As several of the commenters on Bitch’s blog said – these conversations are not only missing a lot of specifics: “ok….how?” but a lot of peoples (“@krrryyyssstal – ‘That people with disabilities do it too!”). The conversations around masturbation, while certainly positive and encouraging are still lacking some very important voices and, I would add, candidness. One commenter got to some of it when she noted that what she thought what was missing from the conversation was:
“Feminists who are reticent to or don’t masturbate and/or use sex toys. I think there’s an expectation for feminists to be all sexually liberated and uninhibited, but sex is complicated, even when it’s solo. And masturbation isn’t intuitive for everyone, particularly those of us who have been victims of sexual abuse. I wish the conversation about feminism and masturbation was broader and made more room for complex and uncomfortable truths about sexuality.”
All true. Yes. And, as usual, I would like to add: What about me.
I get that part of masturbation is, obviously about sexual pleasure and enjoying your female body and that another part of it is that, well, men clearly feel so entitled to pleasure that they are encouraged to take it, from themselves, much more than women are. Because, I don’t know, I guess masturbating isn’t polite or something. So masturbating is certainly more political for women than it is for men. I don’t think that men talk about masturbating with the same enthusiasm that feminists do. Probably because it is kind of old news. But how did we get from one end (female sexuality doesn’t exist/is bad) to the other (feminism says you must masturbate or you are oppressed) because you know what?
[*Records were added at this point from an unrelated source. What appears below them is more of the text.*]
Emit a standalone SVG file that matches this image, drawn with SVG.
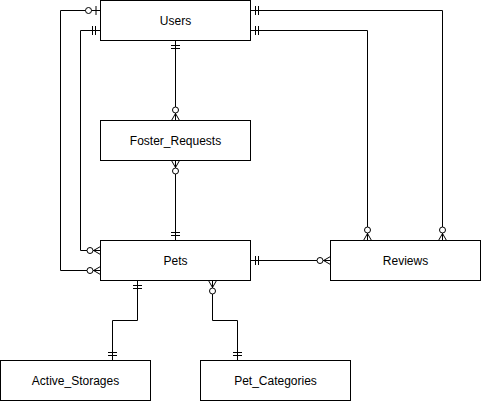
<svg xmlns="http://www.w3.org/2000/svg" width="481" height="401" viewBox="0 0 481 401">
<style>
.box{fill:#fff;stroke:#000;stroke-width:1}
.lbl{font-family:"Liberation Sans",Arial,sans-serif;font-size:12px;fill:#000;text-anchor:middle;dominant-baseline:central}
.edge{fill:none;stroke:#000;stroke-width:1}
</style>
<defs>
<marker id="mandOne" markerUnits="userSpaceOnUse" viewBox="-20 -10 20 20" refX="0" refY="0" markerWidth="20" markerHeight="20" orient="auto-start-reverse" overflow="visible">
<path d="M-5,-4.5V4.5M-8,-4.5V4.5" fill="none" stroke="#000" stroke-width="1"/>
</marker>
<marker id="zeroOne" markerUnits="userSpaceOnUse" viewBox="-20 -10 20 20" refX="0" refY="0" markerWidth="20" markerHeight="20" orient="auto-start-reverse" overflow="visible">
<path d="M-4.5,-4.5V4.5" fill="none" stroke="#000" stroke-width="1"/>
<circle cx="-12" cy="0" r="3" fill="#fff" stroke="#000" stroke-width="1"/>
</marker>
<marker id="zeroMany" markerUnits="userSpaceOnUse" viewBox="-20 -10 20 20" refX="0" refY="0" markerWidth="20" markerHeight="20" orient="auto-start-reverse" overflow="visible">
<path d="M0,-4L-7,0L0,4M-7,0H0" fill="none" stroke="#000" stroke-width="1"/>
<circle cx="-10.5" cy="0" r="3" fill="#fff" stroke="#000" stroke-width="1"/>
</marker>
</defs>
<g id="connectors">
<path class="edge" d="M100.5,10.5H60.5V270.5H100.5" marker-start="url(#zeroOne)" marker-end="url(#zeroMany)"/>
<path class="edge" d="M100.5,30.5H80.5V250.5H100.5" marker-start="url(#mandOne)" marker-end="url(#zeroMany)"/>
<path class="edge" d="M250.5,10.5H442.5V240.5" marker-start="url(#mandOne)" marker-end="url(#zeroMany)"/>
<path class="edge" d="M250.5,30.5H367.5V240.5" marker-start="url(#mandOne)" marker-end="url(#zeroMany)"/>
<path class="edge" d="M175.5,40.5V120.5" marker-start="url(#mandOne)" marker-end="url(#zeroMany)"/>
<path class="edge" d="M175.5,160.5V240.5" marker-start="url(#zeroMany)" marker-end="url(#mandOne)"/>
<path class="edge" d="M250.5,260.5H330.5" marker-start="url(#mandOne)" marker-end="url(#zeroMany)"/>
<path class="edge" d="M137.5,280.5V320.5H112.5V360.5" marker-start="url(#mandOne)" marker-end="url(#mandOne)"/>
<path class="edge" d="M212.5,280.5V320.5H237.5V360.5" marker-start="url(#zeroMany)" marker-end="url(#mandOne)"/>
</g>
<g id="users"><rect class="box" x="100.5" y="0.5" width="150" height="40"/><text class="lbl" x="175.5" y="20.5">Users</text></g>
<g id="foster_requests"><rect class="box" x="100.5" y="120.5" width="150" height="40"/><text class="lbl" x="175.5" y="140.5">Foster_Requests</text></g>
<g id="pets"><rect class="box" x="100.5" y="240.5" width="150" height="40"/><text class="lbl" x="175.5" y="260.5">Pets</text></g>
<g id="reviews"><rect class="box" x="330.5" y="240.5" width="150" height="40"/><text class="lbl" x="405.5" y="260.5">Reviews</text></g>
<g id="active_storages"><rect class="box" x="0.5" y="360.5" width="150" height="40"/><text class="lbl" x="75.5" y="380.5">Active_Storages</text></g>
<g id="pet_categories"><rect class="box" x="200.5" y="360.5" width="150" height="40"/><text class="lbl" x="275.5" y="380.5">Pet_Categories</text></g>
</svg>
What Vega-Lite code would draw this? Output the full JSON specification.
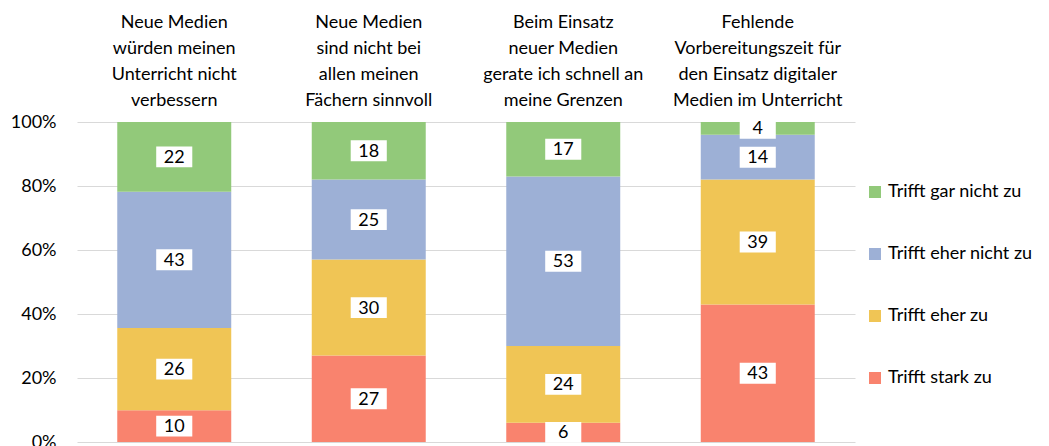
{
  "$schema": "https://vega.github.io/schema/vega-lite/v6.json",
  "autosize": "none",
  "width": 778,
  "height": 320,
  "padding": {"left": 77, "top": 122, "right": 194, "bottom": 4},
  "background": "white",
  "config": {"font": "Lato", "view": {"stroke": null}},
  "data": {"values": [
    {"item": "Neue Medien|würden meinen|Unterricht nicht|verbessern", "answer": "Trifft stark zu", "code": 1, "pct": 10},
    {"item": "Neue Medien|würden meinen|Unterricht nicht|verbessern", "answer": "Trifft eher zu", "code": 2, "pct": 26},
    {"item": "Neue Medien|würden meinen|Unterricht nicht|verbessern", "answer": "Trifft eher nicht zu", "code": 3, "pct": 43},
    {"item": "Neue Medien|würden meinen|Unterricht nicht|verbessern", "answer": "Trifft gar nicht zu", "code": 4, "pct": 22},
    {"item": "Neue Medien|sind nicht bei|allen meinen|Fächern sinnvoll", "answer": "Trifft stark zu", "code": 1, "pct": 27},
    {"item": "Neue Medien|sind nicht bei|allen meinen|Fächern sinnvoll", "answer": "Trifft eher zu", "code": 2, "pct": 30},
    {"item": "Neue Medien|sind nicht bei|allen meinen|Fächern sinnvoll", "answer": "Trifft eher nicht zu", "code": 3, "pct": 25},
    {"item": "Neue Medien|sind nicht bei|allen meinen|Fächern sinnvoll", "answer": "Trifft gar nicht zu", "code": 4, "pct": 18},
    {"item": "Beim Einsatz|neuer Medien|gerate ich schnell an|meine Grenzen", "answer": "Trifft stark zu", "code": 1, "pct": 6},
    {"item": "Beim Einsatz|neuer Medien|gerate ich schnell an|meine Grenzen", "answer": "Trifft eher zu", "code": 2, "pct": 24},
    {"item": "Beim Einsatz|neuer Medien|gerate ich schnell an|meine Grenzen", "answer": "Trifft eher nicht zu", "code": 3, "pct": 53},
    {"item": "Beim Einsatz|neuer Medien|gerate ich schnell an|meine Grenzen", "answer": "Trifft gar nicht zu", "code": 4, "pct": 17},
    {"item": "Fehlende|Vorbereitungszeit für|den Einsatz digitaler|Medien im Unterricht", "answer": "Trifft stark zu", "code": 1, "pct": 43},
    {"item": "Fehlende|Vorbereitungszeit für|den Einsatz digitaler|Medien im Unterricht", "answer": "Trifft eher zu", "code": 2, "pct": 39},
    {"item": "Fehlende|Vorbereitungszeit für|den Einsatz digitaler|Medien im Unterricht", "answer": "Trifft eher nicht zu", "code": 3, "pct": 14},
    {"item": "Fehlende|Vorbereitungszeit für|den Einsatz digitaler|Medien im Unterricht", "answer": "Trifft gar nicht zu", "code": 4, "pct": 4}
  ]},
  "transform": [
    {"stack": "pct", "groupby": ["item"], "sort": [{"field": "code", "order": "ascending"}], "offset": "normalize", "as": ["y0", "y1"]},
    {"calculate": "(datum.y0 + datum.y1) / 2", "as": "ymid"}
  ],
  "encoding": {
    "x": {
      "field": "item", "type": "nominal", "sort": null,
      "scale": {"paddingInner": 0.414, "paddingOuter": 0.207},
      "axis": {
        "orient": "top", "title": null, "domain": false, "ticks": false,
        "labelAngle": 0, "labelFontSize": 18, "labelColor": "#000000",
        "labelLineHeight": 26, "labelPadding": 109, "labelBaseline": "top",
        "labelOverlap": false, "labelBound": false,
        "labelExpr": "split(datum.value, '|')"
      }
    }
  },
  "layer": [
    {
      "mark": {"type": "bar"},
      "encoding": {
        "y": {
          "field": "y1", "type": "quantitative",
          "scale": {"domain": [0, 1]},
          "axis": {
            "title": null, "format": "%", "values": [0, 0.2, 0.4, 0.6, 0.8, 1],
            "domain": false, "ticks": false, "labelFontSize": 18, "labelColor": "#000000",
            "labelPadding": 21, "labelOverlap": false, "gridColor": "#d9d9d9", "gridWidth": 1
          }
        },
        "y2": {"field": "y0"},
        "color": {
          "field": "answer", "type": "nominal",
          "scale": {
            "domain": ["Trifft gar nicht zu", "Trifft eher nicht zu", "Trifft eher zu", "Trifft stark zu"],
            "range": ["#92c97a", "#9db0d6", "#f0c555", "#f9836e"]
          },
          "legend": {
            "title": null, "orient": "none", "legendX": 789, "legendY": 61,
            "symbolType": "square", "symbolSize": 144, "symbolStrokeWidth": 0,
            "labelFontSize": 18, "labelColor": "#000000", "labelOffset": 4,
            "rowPadding": 44, "padding": 0
          }
        }
      }
    },
    {
      "mark": {"type": "point", "filled": true, "color": "white", "opacity": 1, "shape": "M-1.64,-0.95H1.64V0.95H-1.64Z", "size": 484},
      "encoding": {
        "y": {"field": "ymid", "type": "quantitative"}
      }
    },
    {
      "mark": {"type": "text", "fontSize": 18, "color": "#000000", "baseline": "middle", "dy": 1},
      "encoding": {
        "y": {"field": "ymid", "type": "quantitative"},
        "text": {"field": "pct", "type": "quantitative"}
      }
    }
  ]
}
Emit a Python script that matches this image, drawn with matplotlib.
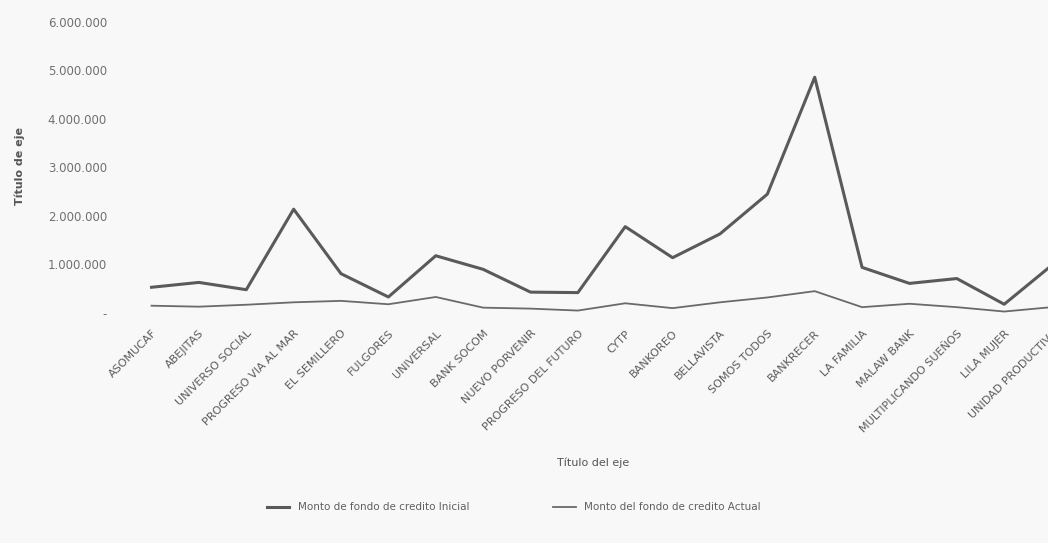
import matplotlib
matplotlib.use('Agg')
import matplotlib.pyplot as plt
from matplotlib.ticker import FuncFormatter


# data (values in pesos)
categories = ['ASOMUCAF', 'ABEJITAS', 'UNIVERSO SOCIAL', 'PROGRESO VIA AL MAR',
              'EL SEMILLERO', 'FULGORES', 'UNIVERSAL', 'BANK SOCOM',
              'NUEVO PORVENIR', 'PROGRESO DEL FUTURO', 'CYTP', 'BANKOREO',
              'BELLAVISTA', 'SOMOS TODOS', 'BANKRECER', 'LA FAMILIA',
              'MALAW BANK', 'MULTIPLICANDO SUEÑOS', 'LILA MUJER',
              'UNIDAD PRODUCTIVA']

monto_inicial = [530000, 630000, 480000, 2140000, 810000, 330000, 1180000,
                 900000, 430000, 420000, 1780000, 1140000, 1630000, 2450000,
                 4860000, 940000, 610000, 710000, 180000, 980000]

monto_actual = [150000, 130000, 170000, 220000, 250000, 180000, 330000,
                110000, 90000, 50000, 200000, 100000, 220000, 320000,
                450000, 120000, 190000, 120000, 30000, 120000]

y_ticks = [0, 1000000, 2000000, 3000000, 4000000, 5000000, 6000000]


def miles(value, pos):
    """Excel style thousands with dots, zero shown as a dash"""
    if value == 0:
        return '-'
    return '{:,.0f}'.format(value).replace(',', '.')


def plot_data():
    """Draw the line chart."""

    fig = plt.figure(figsize=[10.48, 5.43], dpi=100)
    fig.patch.set_facecolor('#f8f8f8')

    ax = fig.add_axes([0.122, 0.4236, 0.904, 0.536])
    ax.set_facecolor('#f8f8f8')

    x = list(range(len(categories)))
    ax.plot(x, monto_inicial, color='#5a5a5a', lw=2.2,
            label='Monto de fondo de credito Inicial')
    ax.plot(x, monto_actual, color='#6a6a6a', lw=1.3,
            label='Monto del fondo de credito Actual')

    ax.set_xlim(-0.5, len(categories) - 0.5)
    ax.set_ylim(0, 6000000)
    ax.set_yticks(y_ticks)
    ax.yaxis.set_major_formatter(FuncFormatter(miles))
    ax.set_xticks(x)
    ax.set_xticklabels(categories, rotation=45, ha='right',
                       rotation_mode='anchor')

    for side in ax.spines:
        ax.spines[side].set_visible(False)
    ax.tick_params(axis='both', length=0, colors='#707070')
    ax.tick_params(axis='x', pad=11, labelsize=8, colors='#5a5a5a')
    ax.tick_params(axis='y', pad=15, labelsize=8.5)

    fig.text(0.019, 0.695, 'Título de eje', rotation=90, ha='center',
             va='center', fontsize=8, fontweight='bold', color='#555555')
    fig.text(0.566, 0.147, 'Título del eje', ha='center', va='center',
             fontsize=8, color='#555555')

    fig.legend(loc='center', bbox_to_anchor=(0.49, 0.066), ncol=2,
               frameon=False, fontsize=7.5, handlelength=2.2,
               columnspacing=8, labelcolor='#606060')

    return fig


def main():
    fig = plot_data()
    fig.savefig('out.png', dpi=100, facecolor=fig.get_facecolor())


if __name__ == '__main__':
    main()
I could care less about masturbating. I think it’s boring. I would rather drink wine and watch 30 Rock or you know, have sex! With a person! And I don’t think I am oppressed. I don’t even think I’m a prude. In fact, I consider myself to be fairly a-ok. I like my body, I like my sexuality. I feel like we are good friends. We know each other. I also feel like, within the feminist community, I can’t say what I’m really thinking about masturbation. Which is ‘meh’.
So knock me off the top ten list of good feminists (also knock me off for watching 3 hour long marathons of Sex & the City reruns every Friday night and enjoying myself profusely and then tearing a strip into the movie a few days later) because I’m just going to say it loud and proud: I don’t care about masturbating. BOOM. But y’all go ahead an knock yourselves out.